BRIEF
Copy each line below that contains "with".

--- Start ---

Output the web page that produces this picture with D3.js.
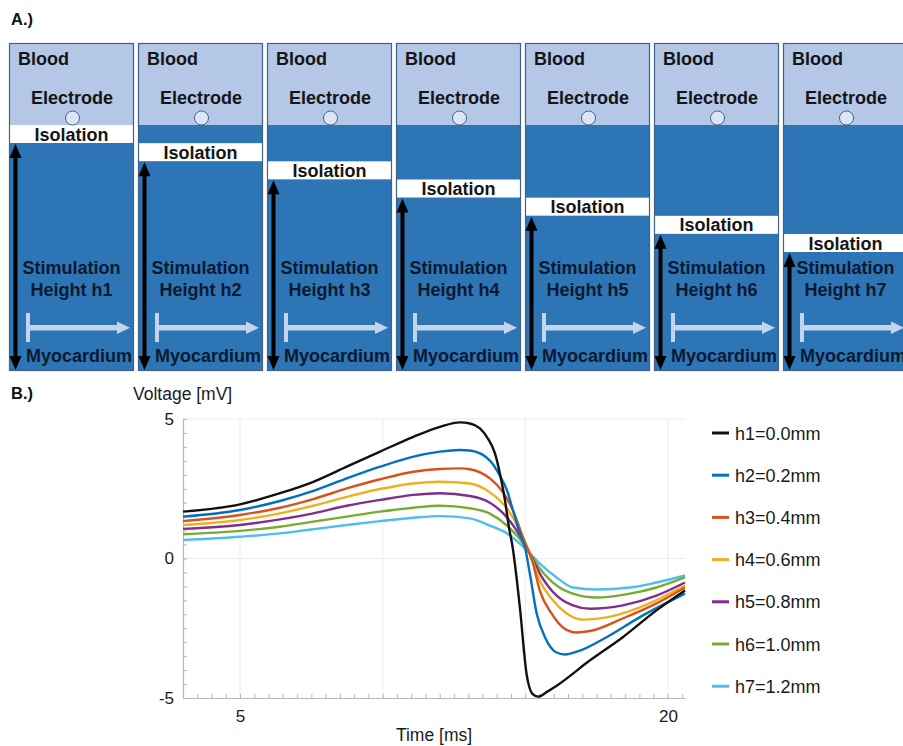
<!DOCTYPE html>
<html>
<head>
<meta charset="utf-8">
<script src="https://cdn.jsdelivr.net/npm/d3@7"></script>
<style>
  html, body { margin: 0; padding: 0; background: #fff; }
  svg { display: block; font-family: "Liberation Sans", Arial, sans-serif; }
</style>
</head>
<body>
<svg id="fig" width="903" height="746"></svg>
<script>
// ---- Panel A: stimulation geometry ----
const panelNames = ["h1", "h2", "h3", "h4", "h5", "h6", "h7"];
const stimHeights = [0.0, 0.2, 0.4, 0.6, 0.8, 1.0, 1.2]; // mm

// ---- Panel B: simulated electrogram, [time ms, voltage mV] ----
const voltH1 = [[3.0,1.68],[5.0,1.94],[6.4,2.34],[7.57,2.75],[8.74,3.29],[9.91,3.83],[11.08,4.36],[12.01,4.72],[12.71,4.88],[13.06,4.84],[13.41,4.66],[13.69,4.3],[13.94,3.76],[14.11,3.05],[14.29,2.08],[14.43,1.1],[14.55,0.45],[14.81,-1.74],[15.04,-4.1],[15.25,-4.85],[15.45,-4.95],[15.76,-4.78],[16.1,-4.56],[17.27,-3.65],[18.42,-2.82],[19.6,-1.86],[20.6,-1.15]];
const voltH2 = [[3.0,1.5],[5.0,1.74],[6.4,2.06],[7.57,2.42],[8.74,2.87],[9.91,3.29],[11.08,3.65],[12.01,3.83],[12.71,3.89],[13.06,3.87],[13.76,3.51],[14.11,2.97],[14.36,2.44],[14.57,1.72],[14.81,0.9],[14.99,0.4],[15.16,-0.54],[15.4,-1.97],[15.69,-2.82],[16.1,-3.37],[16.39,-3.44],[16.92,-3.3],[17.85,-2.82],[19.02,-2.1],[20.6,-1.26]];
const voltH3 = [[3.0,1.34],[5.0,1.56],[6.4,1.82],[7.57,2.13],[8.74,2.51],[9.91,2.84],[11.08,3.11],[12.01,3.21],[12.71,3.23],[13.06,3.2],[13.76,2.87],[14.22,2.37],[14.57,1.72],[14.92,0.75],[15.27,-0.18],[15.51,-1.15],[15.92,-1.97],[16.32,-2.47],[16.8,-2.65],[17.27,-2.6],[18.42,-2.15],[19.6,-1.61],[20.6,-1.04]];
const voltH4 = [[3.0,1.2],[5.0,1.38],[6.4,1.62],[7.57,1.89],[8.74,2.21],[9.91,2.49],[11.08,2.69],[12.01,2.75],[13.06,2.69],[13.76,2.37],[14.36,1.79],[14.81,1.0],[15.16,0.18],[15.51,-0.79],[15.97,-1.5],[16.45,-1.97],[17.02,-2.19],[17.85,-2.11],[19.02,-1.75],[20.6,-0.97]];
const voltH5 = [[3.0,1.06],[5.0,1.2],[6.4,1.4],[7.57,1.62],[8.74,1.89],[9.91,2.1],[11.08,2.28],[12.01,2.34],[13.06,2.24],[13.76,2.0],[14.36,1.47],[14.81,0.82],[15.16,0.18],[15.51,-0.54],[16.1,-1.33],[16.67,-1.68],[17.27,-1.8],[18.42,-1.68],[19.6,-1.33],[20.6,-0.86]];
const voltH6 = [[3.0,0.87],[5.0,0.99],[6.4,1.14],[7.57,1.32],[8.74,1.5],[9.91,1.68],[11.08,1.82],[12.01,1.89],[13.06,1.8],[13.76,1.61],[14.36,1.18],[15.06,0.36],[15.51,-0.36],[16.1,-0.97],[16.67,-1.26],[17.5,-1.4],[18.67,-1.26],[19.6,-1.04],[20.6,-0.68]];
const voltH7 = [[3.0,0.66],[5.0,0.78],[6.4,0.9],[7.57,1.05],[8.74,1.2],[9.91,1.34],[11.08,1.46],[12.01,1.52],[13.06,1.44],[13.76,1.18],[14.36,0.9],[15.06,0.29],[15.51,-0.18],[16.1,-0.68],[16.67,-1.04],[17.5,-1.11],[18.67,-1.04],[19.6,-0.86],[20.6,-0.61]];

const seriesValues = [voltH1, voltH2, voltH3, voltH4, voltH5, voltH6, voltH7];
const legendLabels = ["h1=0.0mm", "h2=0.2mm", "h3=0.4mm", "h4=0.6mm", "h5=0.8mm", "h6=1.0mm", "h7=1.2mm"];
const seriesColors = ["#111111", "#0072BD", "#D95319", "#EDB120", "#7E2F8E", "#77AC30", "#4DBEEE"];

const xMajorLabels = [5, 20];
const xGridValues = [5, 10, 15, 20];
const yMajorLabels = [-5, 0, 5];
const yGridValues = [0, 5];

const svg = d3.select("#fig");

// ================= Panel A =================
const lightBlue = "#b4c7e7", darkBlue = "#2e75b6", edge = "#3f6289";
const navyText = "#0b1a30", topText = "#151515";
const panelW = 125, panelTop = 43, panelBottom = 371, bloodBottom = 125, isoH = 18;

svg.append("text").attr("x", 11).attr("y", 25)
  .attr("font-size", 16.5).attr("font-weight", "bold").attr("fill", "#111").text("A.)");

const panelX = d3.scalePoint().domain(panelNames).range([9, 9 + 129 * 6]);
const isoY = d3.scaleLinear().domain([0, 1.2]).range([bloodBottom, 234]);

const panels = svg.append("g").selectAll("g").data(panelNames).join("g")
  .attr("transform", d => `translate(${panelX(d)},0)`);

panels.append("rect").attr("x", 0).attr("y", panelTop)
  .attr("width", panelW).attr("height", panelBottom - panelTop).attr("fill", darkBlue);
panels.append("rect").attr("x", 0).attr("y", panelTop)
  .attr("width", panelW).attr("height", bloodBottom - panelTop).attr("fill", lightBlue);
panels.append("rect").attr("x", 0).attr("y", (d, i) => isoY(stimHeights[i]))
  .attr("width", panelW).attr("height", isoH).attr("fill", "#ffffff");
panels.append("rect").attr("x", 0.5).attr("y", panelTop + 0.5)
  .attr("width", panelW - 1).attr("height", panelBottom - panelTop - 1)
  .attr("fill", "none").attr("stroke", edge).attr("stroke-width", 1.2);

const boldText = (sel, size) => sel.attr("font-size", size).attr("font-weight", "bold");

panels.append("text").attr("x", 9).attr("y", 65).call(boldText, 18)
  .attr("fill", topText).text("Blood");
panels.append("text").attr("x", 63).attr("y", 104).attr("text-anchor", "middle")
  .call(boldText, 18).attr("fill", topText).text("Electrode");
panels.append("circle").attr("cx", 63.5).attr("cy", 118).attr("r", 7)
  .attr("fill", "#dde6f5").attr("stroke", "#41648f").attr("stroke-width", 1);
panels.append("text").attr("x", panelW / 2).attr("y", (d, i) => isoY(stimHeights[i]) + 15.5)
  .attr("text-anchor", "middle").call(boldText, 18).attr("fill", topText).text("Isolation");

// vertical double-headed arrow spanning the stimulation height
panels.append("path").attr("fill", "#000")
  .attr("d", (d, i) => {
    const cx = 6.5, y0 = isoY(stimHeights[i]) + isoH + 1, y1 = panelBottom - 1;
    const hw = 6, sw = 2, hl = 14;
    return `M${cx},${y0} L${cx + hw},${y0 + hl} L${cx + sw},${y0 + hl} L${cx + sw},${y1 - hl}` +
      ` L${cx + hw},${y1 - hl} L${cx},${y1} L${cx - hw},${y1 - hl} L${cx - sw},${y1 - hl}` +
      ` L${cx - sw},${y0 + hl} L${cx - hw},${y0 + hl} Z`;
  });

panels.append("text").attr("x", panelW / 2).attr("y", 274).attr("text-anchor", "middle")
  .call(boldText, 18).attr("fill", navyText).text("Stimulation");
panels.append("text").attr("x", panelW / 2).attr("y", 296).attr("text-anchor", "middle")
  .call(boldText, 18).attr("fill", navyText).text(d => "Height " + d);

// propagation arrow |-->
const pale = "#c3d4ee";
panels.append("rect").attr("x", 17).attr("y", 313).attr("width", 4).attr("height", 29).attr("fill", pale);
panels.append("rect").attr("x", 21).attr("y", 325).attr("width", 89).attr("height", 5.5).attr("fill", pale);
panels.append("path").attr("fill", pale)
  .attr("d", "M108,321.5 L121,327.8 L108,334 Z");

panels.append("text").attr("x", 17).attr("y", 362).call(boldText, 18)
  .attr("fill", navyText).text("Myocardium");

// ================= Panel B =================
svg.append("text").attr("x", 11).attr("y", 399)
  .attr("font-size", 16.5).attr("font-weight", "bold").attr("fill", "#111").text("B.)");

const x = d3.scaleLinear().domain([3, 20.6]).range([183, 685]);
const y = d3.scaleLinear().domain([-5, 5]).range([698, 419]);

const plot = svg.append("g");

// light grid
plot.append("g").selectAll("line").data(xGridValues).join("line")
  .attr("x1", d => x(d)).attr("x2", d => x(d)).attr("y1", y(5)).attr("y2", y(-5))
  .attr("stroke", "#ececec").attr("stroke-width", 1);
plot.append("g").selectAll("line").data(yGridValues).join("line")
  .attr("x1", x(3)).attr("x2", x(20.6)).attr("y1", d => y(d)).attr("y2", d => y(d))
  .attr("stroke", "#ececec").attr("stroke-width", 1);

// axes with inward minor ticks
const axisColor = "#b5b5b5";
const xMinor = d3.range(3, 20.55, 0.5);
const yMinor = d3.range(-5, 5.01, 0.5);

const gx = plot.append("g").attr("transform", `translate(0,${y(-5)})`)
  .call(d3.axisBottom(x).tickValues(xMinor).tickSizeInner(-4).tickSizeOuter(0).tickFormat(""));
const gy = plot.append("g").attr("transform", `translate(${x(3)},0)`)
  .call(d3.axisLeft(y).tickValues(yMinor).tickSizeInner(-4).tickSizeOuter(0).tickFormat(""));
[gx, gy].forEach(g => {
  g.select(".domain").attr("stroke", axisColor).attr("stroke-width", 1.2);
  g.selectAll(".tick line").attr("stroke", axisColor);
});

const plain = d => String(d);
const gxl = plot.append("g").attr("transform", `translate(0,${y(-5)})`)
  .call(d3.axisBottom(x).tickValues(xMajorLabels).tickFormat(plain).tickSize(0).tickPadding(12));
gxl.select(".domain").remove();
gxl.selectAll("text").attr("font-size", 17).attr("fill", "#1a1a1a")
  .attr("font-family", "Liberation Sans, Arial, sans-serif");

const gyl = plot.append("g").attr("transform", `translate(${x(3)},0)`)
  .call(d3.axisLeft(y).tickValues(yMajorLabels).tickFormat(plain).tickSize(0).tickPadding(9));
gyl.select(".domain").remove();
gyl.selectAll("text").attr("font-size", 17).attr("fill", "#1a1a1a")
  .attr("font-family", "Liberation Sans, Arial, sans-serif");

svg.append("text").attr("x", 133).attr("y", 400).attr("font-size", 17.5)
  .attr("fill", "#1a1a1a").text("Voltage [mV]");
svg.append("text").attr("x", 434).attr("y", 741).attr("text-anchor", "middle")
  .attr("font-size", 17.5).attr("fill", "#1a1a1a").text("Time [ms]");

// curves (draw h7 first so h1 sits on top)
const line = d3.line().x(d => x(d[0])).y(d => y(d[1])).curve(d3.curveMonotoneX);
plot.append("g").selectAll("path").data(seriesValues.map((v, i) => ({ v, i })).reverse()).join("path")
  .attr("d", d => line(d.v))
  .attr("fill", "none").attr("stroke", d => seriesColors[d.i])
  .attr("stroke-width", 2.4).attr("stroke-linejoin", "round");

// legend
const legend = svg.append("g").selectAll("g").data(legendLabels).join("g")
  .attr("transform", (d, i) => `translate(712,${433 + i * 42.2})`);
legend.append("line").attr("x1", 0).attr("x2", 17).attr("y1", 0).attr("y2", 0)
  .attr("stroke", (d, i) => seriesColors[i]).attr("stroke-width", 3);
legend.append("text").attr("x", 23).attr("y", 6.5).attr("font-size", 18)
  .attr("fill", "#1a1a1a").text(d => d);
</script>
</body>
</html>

--- End ---

RIGHT ANSWER
Output the web page that produces this picture with D3.js.
// axes with inward minor ticks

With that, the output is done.